On another note, to the OP, very nice job. Two thumbs up.


----------



## rhst1

Stay with it. You may have found your niche!


----------



## MYK

Nice watch!


----------



## scottjc

Reminds me of the Botta Uno 24.

Very nice job there...


----------



## kore

one handed watch... That's cool...


----------



## Federer

Wow, looks great! I haven't thought of printing a dial onto photo paper. Brilliant. It looks crisp and clean.


----------



## div25sec9

I like the look a lot. The only negative is when you orient the numbers like that, the 6 becomes a 9.

It's a great idea; I might pick up a cheap watch to experiment with.


----------



## cht

WOW~ such an old post~ but it looks really great, clean, smart and classic~ good job~~!!!


----------



## Matty01

Very cool!


----------



## cptime

Nice design. 

The only thing that seems "off" to me is the 4,5,6,7&8 seem upside down. I would flip them.


----------



## Rhyalus

ddkhalaji said:


> If you look.. actually look at the dial, you will notice he has markers at 5 minute intervals, and even made the 15 minute and 30 minute intervals with larger markers. Once you understand this concept, and the concept of how minutes and hours work, it would be quite easy to read the time.
> 
> If you cannot grasp these simple concepts, there are digital display watches to accompany your Velcro strapped shoes.
> 
> ..I guess.
> 
> D


LOL, I just read this response. I am not sure what rock you crawled out from under, but you should go back there.

I stand by my statement that this is not a good way to tell time, and quite frankly, the market supports my perspective. The design in and of itself is not artistic enough or bold enough to compensate for the lack of functionality or usability.

Kudos to the OP from trying new designs, though. If I offended in my initial post, it was not my intention.

R


----------



## stilo

ddkhalaji said:


> If you look.. actually look at the dial, you will notice he has markers at 5 minute intervals, and even made the 15 minute and 30 minute intervals with larger markers. Once you understand this concept, and the concept of how minutes and hours work, it would be quite easy to read the time.
> 
> If you cannot grasp these simple concepts, there are digital display watches to accompany your Velcro strapped shoes.
> 
> ..I guess.
> 
> D


You're pretty brave behind a keyboard! I suggest building your post count before you let your sarcasim get the best of you. Can't we all just be friends?



Rhyalus said:


> LOL, I just read this response. I am not sure what rock you crawled out from under, but you should go back there.
> 
> I stand by my statement that this is not a good way to tell time, and quite frankly, the market supports my perspective. The design in and of itself is not artistic enough or bold enough to compensate for the lack of functionality or usability.
> 
> Kudos to the OP from trying new designs, though. If I offended in my initial post, it was not my intention.
> 
> R


Agreed, kudos to the OP but the market just isn't buying the concept. There are a few companies that I've seen doing this, Meistersinger being the only one I've seen in the flesh and judging by the amount of them I've seen for sale and the major hit they take in resale, it's evident that you're bang on in your thought.

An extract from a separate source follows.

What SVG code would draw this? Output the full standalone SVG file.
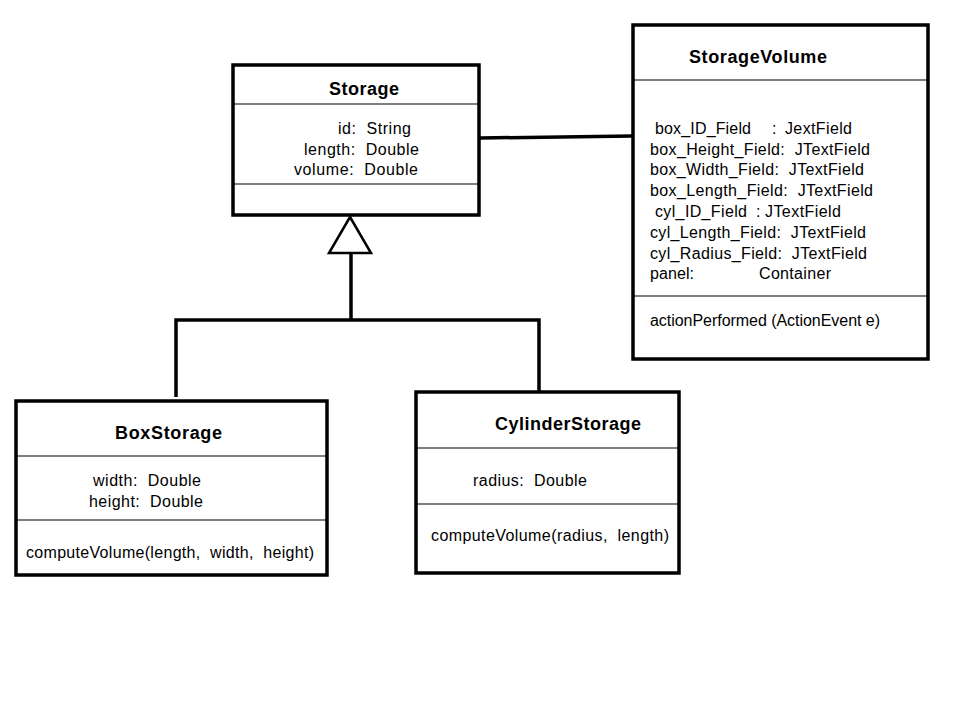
<svg xmlns="http://www.w3.org/2000/svg" width="960" height="720" viewBox="0 0 960 720" xml:space="preserve">
<style>
.box{fill:#fff;stroke:#000;stroke-width:3.5}
.div{stroke:#000;stroke-width:1.2}
.t{font-family:"Liberation Sans",Arial,sans-serif;font-size:16px;fill:#000;white-space:pre}
.h{font-family:"Liberation Sans",Arial,sans-serif;font-size:18px;font-weight:bold;fill:#000}
.c{fill:none;stroke:#000;stroke-width:3.5}
</style>
<rect width="960" height="720" fill="#fff"/>
<g id="connectors">
<line class="c" x1="480" y1="138" x2="632" y2="136"/>
<polyline class="c" points="176,397 176,320 539,320 539,391"/>
<line class="c" x1="351" y1="320" x2="351" y2="253"/>
<polygon points="350,217 371,253 329,253" fill="#fff" stroke="#000" stroke-width="2.5"/>
</g>
<g id="Storage">
<rect class="box" x="233" y="65" width="246" height="150"/>
<line class="div" x1="233" y1="104" x2="479" y2="104"/>
<line class="div" x1="233" y1="184" x2="479" y2="184"/>
<text class="h" x="329" y="95" textLength="70" lengthAdjust="spacing">Storage</text>
<text class="t" x="338" y="134" textLength="73" lengthAdjust="spacing">id:  String</text>
<text class="t" x="304" y="155" textLength="115" lengthAdjust="spacing">length:  Double</text>
<text class="t" x="294" y="175" textLength="124" lengthAdjust="spacing">volume:  Double</text>
</g>
<g id="StorageVolume">
<rect class="box" x="633" y="25" width="295" height="334"/>
<line class="div" x1="633" y1="80" x2="928" y2="80"/>
<line class="div" x1="633" y1="296" x2="928" y2="296"/>
<text class="h" x="689" y="63" textLength="138" lengthAdjust="spacing">StorageVolume</text>
<text class="t" x="655" y="134" textLength="96" lengthAdjust="spacing">box_ID_Field</text>
<text class="t" x="772" y="134">:</text>
<text class="t" x="785" y="134" textLength="67" lengthAdjust="spacing">JextField</text>
<text class="t" x="650" y="155" textLength="220" lengthAdjust="spacing">box_Height_Field:  JTextField</text>
<text class="t" x="650" y="175" textLength="214" lengthAdjust="spacing">box_Width_Field:  JTextField</text>
<text class="t" x="650" y="196" textLength="223" lengthAdjust="spacing">box_Length_Field:  JTextField</text>
<text class="t" x="655" y="217" textLength="92" lengthAdjust="spacing">cyl_ID_Field</text>
<text class="t" x="756" y="217">:</text>
<text class="t" x="765" y="217" textLength="76" lengthAdjust="spacing">JTextField</text>
<text class="t" x="650" y="238" textLength="216" lengthAdjust="spacing">cyl_Length_Field:  JTextField</text>
<text class="t" x="650" y="259" textLength="217" lengthAdjust="spacing">cyl_Radius_Field:  JTextField</text>
<text class="t" x="650" y="279" textLength="44" lengthAdjust="spacing">panel:</text>
<text class="t" x="759" y="279" textLength="72" lengthAdjust="spacing">Container</text>
<text class="t" x="650" y="326" textLength="230" lengthAdjust="spacing">actionPerformed (ActionEvent e)</text>
</g>
<g id="BoxStorage">
<rect class="box" x="16" y="401" width="311" height="174"/>
<line class="div" x1="16" y1="456" x2="327" y2="456"/>
<line class="div" x1="16" y1="520" x2="327" y2="520"/>
<text class="h" x="115" y="439" textLength="107" lengthAdjust="spacing">BoxStorage</text>
<text class="t" x="93" y="486" textLength="108" lengthAdjust="spacing">width:  Double</text>
<text class="t" x="89" y="507" textLength="114" lengthAdjust="spacing">height:  Double</text>
<text class="t" x="26" y="558" textLength="288" lengthAdjust="spacing">computeVolume(length,  width,  height)</text>
</g>
<g id="CylinderStorage">
<rect class="box" x="416" y="392" width="263" height="181"/>
<line class="div" x1="416" y1="448" x2="679" y2="448"/>
<line class="div" x1="416" y1="504" x2="679" y2="504"/>
<text class="h" x="495" y="430" textLength="146" lengthAdjust="spacing">CylinderStorage</text>
<text class="t" x="473" y="486" textLength="114" lengthAdjust="spacing">radius:  Double</text>
<text class="t" x="431" y="541" textLength="238" lengthAdjust="spacing">computeVolume(radius,  length)</text>
</g>
</svg>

To the OP, yes you are cool because you've actually taken the time not only to modify an existing watch, but to do it with such simplicity and using photo paper, something that no one that I've seen on this board has tried. Keep it up!


----------



## ddkhalaji

StiloTime said:


> You're pretty brave behind a keyboard! I suggest building your post count before you let your sarcasim get the best of you. Can't we all just be friends?


Sorry, I wasn't being brave, nor was I being sarcastic. I was educating Rhyalus on how to read the time of the watch the OP made. Clearly he didn't know in his post that I quoted below.



Rhyalus said:


> Nice looking way to tell that it is "sometime between 9 and 10".
> 
> ..I guess.
> 
> R


----------



## Rhyalus

Of course I knew that the designer had put those markers in, but they are really unusable. Assuming that most people want to know time "quickly" with at least a 5 minute resolution, it just wouldn't work ...

You then suggested that this simple concept was beyond my grasp... it was a rude reply to what you perceived was a rude reply from me to the OP.

I suggest we let the matter drop as this is an old thread that should have been left dead.

R


----------



## theksti272

Your starting was very good but you have to upload more images of branded watches...


----------